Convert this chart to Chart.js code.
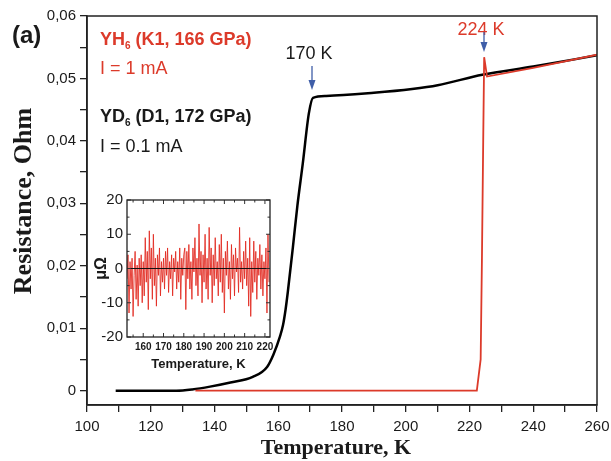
<!DOCTYPE html>
<html>
<head>
<meta charset="utf-8">
<title>YH6 / YD6 resistance</title>
<script src="https://cdn.jsdelivr.net/npm/chart.js@4.4.0/dist/chart.umd.min.js"></script>
<style>
  html, body { margin: 0; padding: 0; background: #fff; }
  #wrap { position: relative; width: 611px; height: 461px; }
  #mainChart { position: absolute; left: 0; top: 0; }
  #insetChart { position: absolute; left: 88px; top: 190px; }
</style>
</head>
<body>
<div id="wrap">
  <canvas id="mainChart" width="611" height="461"></canvas>
  <canvas id="insetChart" width="188" height="190"></canvas>
</div>
<script>
// YD6 (D1, 172 GPa), I = 0.1 mA  - black curve
const ydTemp = [109, 128, 133, 138.6, 145, 152, 156.5, 158.5, 160.5, 161.5, 162.3, 163, 164.6, 166, 167.7, 169.6, 170.9, 175, 190, 202, 210, 224, 240, 260];
const ydRes = [0, 0, 0.0002, 0.00064, 0.0013, 0.0022, 0.0038, 0.0058, 0.0086, 0.0105, 0.013, 0.0158, 0.023, 0.0296, 0.0364, 0.0444, 0.0469, 0.0472, 0.0477, 0.0483, 0.0489, 0.0506, 0.0519, 0.0537];

// YH6 (K1, 166 GPa), I = 1 mA  - red curve
const yhTemp = [134, 222.3, 223.5, 223.9, 224.3, 224.6, 225.5, 240, 260];
const yhRes = [0, 0, 0.005, 0.021, 0.04, 0.0534, 0.0503, 0.0517, 0.0538];

// inset: residual of the red curve below Tc, in microOhm
const insetTemp = [
  152, 152.5, 153, 153.5, 154, 154.5, 155, 155.5, 156, 156.5, 157, 157.5, 158, 158.5, 159, 159.5, 160,
  160.5, 161, 161.5, 162, 162.5, 163, 163.5, 164, 164.5, 165, 165.5, 166, 166.5, 167, 167.5, 168, 168.5, 169, 169.5, 170,
  170.5, 171, 171.5, 172, 172.5, 173, 173.5, 174, 174.5, 175, 175.5, 176, 176.5, 177, 177.5, 178, 178.5, 179, 179.5, 180,
  180.5, 181, 181.5, 182, 182.5, 183, 183.5, 184, 184.5, 185, 185.5, 186, 186.5, 187, 187.5, 188, 188.5, 189, 189.5, 190,
  190.5, 191, 191.5, 192, 192.5, 193, 193.5, 194, 194.5, 195, 195.5, 196, 196.5, 197, 197.5, 198, 198.5, 199, 199.5, 200,
  200.5, 201, 201.5, 202, 202.5, 203, 203.5, 204, 204.5, 205, 205.5, 206, 206.5, 207, 207.5, 208, 208.5, 209, 209.5, 210,
  210.5, 211, 211.5, 212, 212.5, 213, 213.5, 214, 214.5, 215, 215.5, 216, 216.5, 217, 217.5, 218, 218.5, 219, 219.5, 220,
  220.5, 221, 221.5, 222
];
const insetNoise = [
  -3, 4, -13, 2, -6, 3, -14, -2, 5, -9, 1, -11, 3, -5, 4, -10, 2,
  -8, 9, -4, 5, -12, 11, -3, 6, -9, 10, -5, 3, -11, 4, -2, 6, -8, 2, -4, 3,
  -6, 5, -2, 6, -7, 2, -3, 4, -8, 3, -1, 5, -6, 2, -4, 6, -9, 3, -2, 4,
  6, -12, 5, -3, 7, -6, 2, -9, 6, -1, 9, -5, 3, -8, 13, -2, 5, -10, 4, -4,
  10, -6, 3, -9, 12, -2, 6, -10, 4, -5, 9, -3, 2, -8, 7, -4, 10, -7, 3, -13,
  5, -2, 8, -6, 2, -9, 7, -3, 4, -8, 6, -1, 3, -7, 12, -4, 2, -6, 5, -3,
  8, -5, 3, -11, 9, -14, 2, -7, 8, -4, 5, -9, 3, -2, 7, -6, 4, -8, 2, -3,
  6, -13, 10, -4
];

// colours and fonts
const RED = "#dc3a2a";
const BLUE = "#3f5ea8";
const INK = "#1a1a1a";
const SANS = "'Liberation Sans', Arial, sans-serif";
const SERIF = "'Liberation Serif', 'Times New Roman', serif";

const toPoints = (xs, ys) => xs.map((x, i) => ({ x: x, y: ys[i] }));
const isMultiple = (v, step) => Math.abs(v / step - Math.round(v / step)) < 1e-6;

// draw text with a subscript part, e.g. YH6
function drawSubText(ctx, x, y, parts) {
  let cx = x;
  parts.forEach((p) => {
    ctx.font = p.font;
    ctx.fillText(p.text, cx, y + (p.dy || 0));
    cx += ctx.measureText(p.text).width + (p.gap || 0);
  });
}

function drawArrow(ctx, x, y1, y2) {
  ctx.save();
  ctx.strokeStyle = BLUE;
  ctx.fillStyle = BLUE;
  ctx.lineWidth = 1.3;
  ctx.beginPath();
  ctx.moveTo(x, y1);
  ctx.lineTo(x, y2 - 8);
  ctx.stroke();
  ctx.beginPath();
  ctx.moveTo(x - 3.5, y2 - 10);
  ctx.lineTo(x + 3.5, y2 - 10);
  ctx.lineTo(x, y2);
  ctx.closePath();
  ctx.fill();
  ctx.restore();
}

// frame, labels and annotations of the main plot
const mainDecor = {
  id: "mainDecor",
  afterDraw(chart) {
    const ctx = chart.ctx;
    const a = chart.chartArea;
    ctx.save();
    ctx.strokeStyle = "#222";
    ctx.lineWidth = 1.5;
    ctx.strokeRect(a.left, a.top, a.right - a.left, a.bottom - a.top);

    ctx.textBaseline = "alphabetic";
    ctx.textAlign = "left";
    ctx.fillStyle = INK;
    ctx.font = "bold 24px " + SANS;
    ctx.fillText("(a)", 12, 43);

    // sample labels
    ctx.fillStyle = RED;
    drawSubText(ctx, 100, 45, [
      { text: "YH", font: "bold 18px " + SANS },
      { text: "6", font: "bold 10px " + SANS, dy: 4 },
      { text: " (K1, 166 GPa)", font: "bold 18px " + SANS },
    ]);
    ctx.font = "18px " + SANS;
    ctx.fillText("I = 1 mA", 100, 74);

    ctx.fillStyle = INK;
    drawSubText(ctx, 100, 122, [
      { text: "YD", font: "bold 18px " + SANS },
      { text: "6", font: "bold 10px " + SANS, dy: 4 },
      { text: " (D1, 172 GPa)", font: "bold 18px " + SANS },
    ]);
    ctx.font = "18px " + SANS;
    ctx.fillText("I = 0.1 mA", 100, 152);

    // transition markers
    ctx.textAlign = "center";
    ctx.fillStyle = INK;
    ctx.fillText("170 K", 309, 59);
    ctx.fillStyle = RED;
    ctx.fillText("224 K", 481, 35);
    drawArrow(ctx, 312, 66, 90);
    drawArrow(ctx, 484, 32, 52);

    // axis titles
    ctx.fillStyle = INK;
    ctx.font = "bold 22px " + SERIF;
    ctx.fillText("Temperature, K", 336, 454);
    ctx.save();
    ctx.translate(31, 201);
    ctx.rotate(-Math.PI / 2);
    ctx.font = "bold 26px " + SERIF;
    ctx.fillText("Resistance, Ohm", 0, 0);
    ctx.restore();
    ctx.restore();
  },
};

const mainChart = new Chart(document.getElementById("mainChart"), {
  type: "line",
  data: {
    datasets: [
      {
        label: "YH6 (K1, 166 GPa)",
        data: toPoints(yhTemp, yhRes),
        borderColor: RED,
        borderWidth: 1.8,
        pointRadius: 0,
        tension: 0,
      },
      {
        label: "YD6 (D1, 172 GPa)",
        data: toPoints(ydTemp, ydRes),
        borderColor: "#000",
        borderWidth: 2.5,
        pointRadius: 0,
        cubicInterpolationMode: "monotone",
      },
    ],
  },
  options: {
    responsive: false,
    animation: false,
    layout: { padding: { top: 16, right: 14, left: 0, bottom: 0 } },
    plugins: { legend: { display: false }, tooltip: { enabled: false } },
    scales: {
      x: {
        type: "linear",
        min: 100,
        max: 260,
        afterFit: (scale) => {
          scale.height = 56;
          scale.paddingRight = 0;
          scale.paddingLeft = 0;
        },
        ticks: {
          stepSize: 10,
          padding: 6,
          color: INK,
          font: { family: SANS, size: 15 },
          maxRotation: 0,
          autoSkip: false,
          callback: (v) => (v % 20 === 0 ? String(v) : ""),
        },
        grid: { drawOnChartArea: false, tickLength: 7, color: "#222", lineWidth: 1.3 },
        border: { color: "#222", width: 1.5 },
      },
      y: {
        type: "linear",
        min: -0.0023,
        max: 0.06,
        afterFit: (scale) => {
          scale.width = 87;
          scale.paddingTop = 0;
        },
        afterBuildTicks: (scale) => {
          scale.ticks = scale.ticks.filter((t) => isMultiple(t.value, 0.005));
        },
        ticks: {
          stepSize: 0.005,
          includeBounds: false,
          padding: 4,
          color: INK,
          font: { family: SANS, size: 15 },
          autoSkip: false,
          callback: (v) => {
            if (!isMultiple(v, 0.01)) return "";
            if (Math.abs(v) < 1e-9) return "0";
            return v.toFixed(2).replace(".", ",");
          },
        },
        grid: { drawOnChartArea: false, tickLength: 7, color: "#222", lineWidth: 1.3 },
        border: { color: "#222", width: 1.5 },
      },
    },
  },
  plugins: [mainDecor],
});

// inset frame, zero line, inward ticks and titles
const insetDecor = {
  id: "insetDecor",
  beforeDatasetsDraw(chart) {
    const ctx = chart.ctx;
    const a = chart.chartArea;
    ctx.save();
    ctx.fillStyle = "#fff";
    ctx.fillRect(a.left, a.top, a.right - a.left, a.bottom - a.top);
    ctx.restore();
  },
  afterDatasetsDraw(chart) {
    const ctx = chart.ctx;
    const a = chart.chartArea;
    const xs = chart.scales.x;
    const ys = chart.scales.y;
    ctx.save();
    // zero line
    const y0 = ys.getPixelForValue(0);
    ctx.strokeStyle = "#111";
    ctx.lineWidth = 1.2;
    ctx.beginPath();
    ctx.moveTo(a.left, y0);
    ctx.lineTo(a.right, y0);
    ctx.stroke();

    // inward ticks
    ctx.lineWidth = 1;
    ctx.strokeStyle = "#333";
    xs.ticks.forEach((t) => {
      const px = xs.getPixelForValue(t.value);
      const len = isMultiple(t.value, 10) ? 4 : 2.5;
      ctx.beginPath();
      ctx.moveTo(px, a.bottom);
      ctx.lineTo(px, a.bottom - len);
      ctx.moveTo(px, a.top);
      ctx.lineTo(px, a.top + len);
      ctx.stroke();
    });
    ys.ticks.forEach((t) => {
      const py = ys.getPixelForValue(t.value);
      const len = isMultiple(t.value, 10) ? 4 : 2.5;
      ctx.beginPath();
      ctx.moveTo(a.left, py);
      ctx.lineTo(a.left + len, py);
      ctx.moveTo(a.right, py);
      ctx.lineTo(a.right - len, py);
      ctx.stroke();
    });

    // frame
    ctx.strokeStyle = "#222";
    ctx.lineWidth = 1.3;
    ctx.strokeRect(a.left, a.top, a.right - a.left, a.bottom - a.top);

    // titles
    ctx.fillStyle = INK;
    ctx.textAlign = "center";
    ctx.textBaseline = "alphabetic";
    ctx.font = "bold 13px " + SANS;
    ctx.fillText("Temperature, K", (a.left + a.right) / 2, 178);
    ctx.save();
    ctx.translate(18, ys.getPixelForValue(0));
    ctx.rotate(-Math.PI / 2);
    ctx.font = "bold 16px " + SANS;
    ctx.fillText("\u03bc\u03a9", 0, 0);
    ctx.restore();
    ctx.restore();
  },
};

const insetChart = new Chart(document.getElementById("insetChart"), {
  type: "line",
  data: {
    datasets: [
      {
        label: "residual",
        data: toPoints(insetTemp, insetNoise),
        borderColor: "rgba(226, 40, 30, 0.85)",
        borderWidth: 1,
        pointRadius: 0,
        tension: 0,
      },
    ],
  },
  options: {
    responsive: false,
    animation: false,
    layout: { padding: { top: 10, right: 6, left: 0, bottom: 0 } },
    plugins: { legend: { display: false }, tooltip: { enabled: false } },
    scales: {
      x: {
        type: "linear",
        min: 152,
        max: 222.5,
        afterFit: (scale) => {
          scale.height = 43;
          scale.paddingRight = 0;
          scale.paddingLeft = 0;
        },
        afterBuildTicks: (scale) => {
          scale.ticks = scale.ticks.filter((t) => isMultiple(t.value, 5));
        },
        ticks: {
          stepSize: 5,
          includeBounds: false,
          padding: 4,
          color: INK,
          font: { family: SANS, size: 10, weight: "bold" },
          maxRotation: 0,
          autoSkip: false,
          callback: (v) => (isMultiple(v, 10) ? String(v) : ""),
        },
        grid: { display: false, drawTicks: false, tickLength: 0 },
        border: { display: false },
      },
      y: {
        type: "linear",
        min: -20,
        max: 20,
        afterFit: (scale) => {
          scale.width = 39;
          scale.paddingTop = 0;
          scale.paddingBottom = 0;
        },
        ticks: {
          stepSize: 5,
          padding: 4,
          color: INK,
          font: { family: SANS, size: 15 },
          autoSkip: false,
          callback: (v) => (isMultiple(v, 10) ? String(v) : ""),
        },
        grid: { display: false, drawTicks: false, tickLength: 0 },
        border: { display: false },
      },
    },
  },
  plugins: [insetDecor],
});
</script>
</body>
</html>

#####

→ Task objective: Starting at the first line of the material, output exactly the lines up to and including the one with "0.0503, 0.0517, 0.0538];". Do not include the pictures.

→ Solved exercise:
Convert this chart to Chart.js code.
<!DOCTYPE html>
<html>
<head>
<meta charset="utf-8">
<title>YH6 / YD6 resistance</title>
<script src="https://cdn.jsdelivr.net/npm/chart.js@4.4.0/dist/chart.umd.min.js"></script>
<style>
  html, body { margin: 0; padding: 0; background: #fff; }
  #wrap { position: relative; width: 611px; height: 461px; }
  #mainChart { position: absolute; left: 0; top: 0; }
  #insetChart { position: absolute; left: 88px; top: 190px; }
</style>
</head>
<body>
<div id="wrap">
  <canvas id="mainChart" width="611" height="461"></canvas>
  <canvas id="insetChart" width="188" height="190"></canvas>
</div>
<script>
// YD6 (D1, 172 GPa), I = 0.1 mA  - black curve
const ydTemp = [109, 128, 133, 138.6, 145, 152, 156.5, 158.5, 160.5, 161.5, 162.3, 163, 164.6, 166, 167.7, 169.6, 170.9, 175, 190, 202, 210, 224, 240, 260];
const ydRes = [0, 0, 0.0002, 0.00064, 0.0013, 0.0022, 0.0038, 0.0058, 0.0086, 0.0105, 0.013, 0.0158, 0.023, 0.0296, 0.0364, 0.0444, 0.0469, 0.0472, 0.0477, 0.0483, 0.0489, 0.0506, 0.0519, 0.0537];

// YH6 (K1, 166 GPa), I = 1 mA  - red curve
const yhTemp = [134, 222.3, 223.5, 223.9, 224.3, 224.6, 225.5, 240, 260];
const yhRes = [0, 0, 0.005, 0.021, 0.04, 0.0534, 0.0503, 0.0517, 0.0538];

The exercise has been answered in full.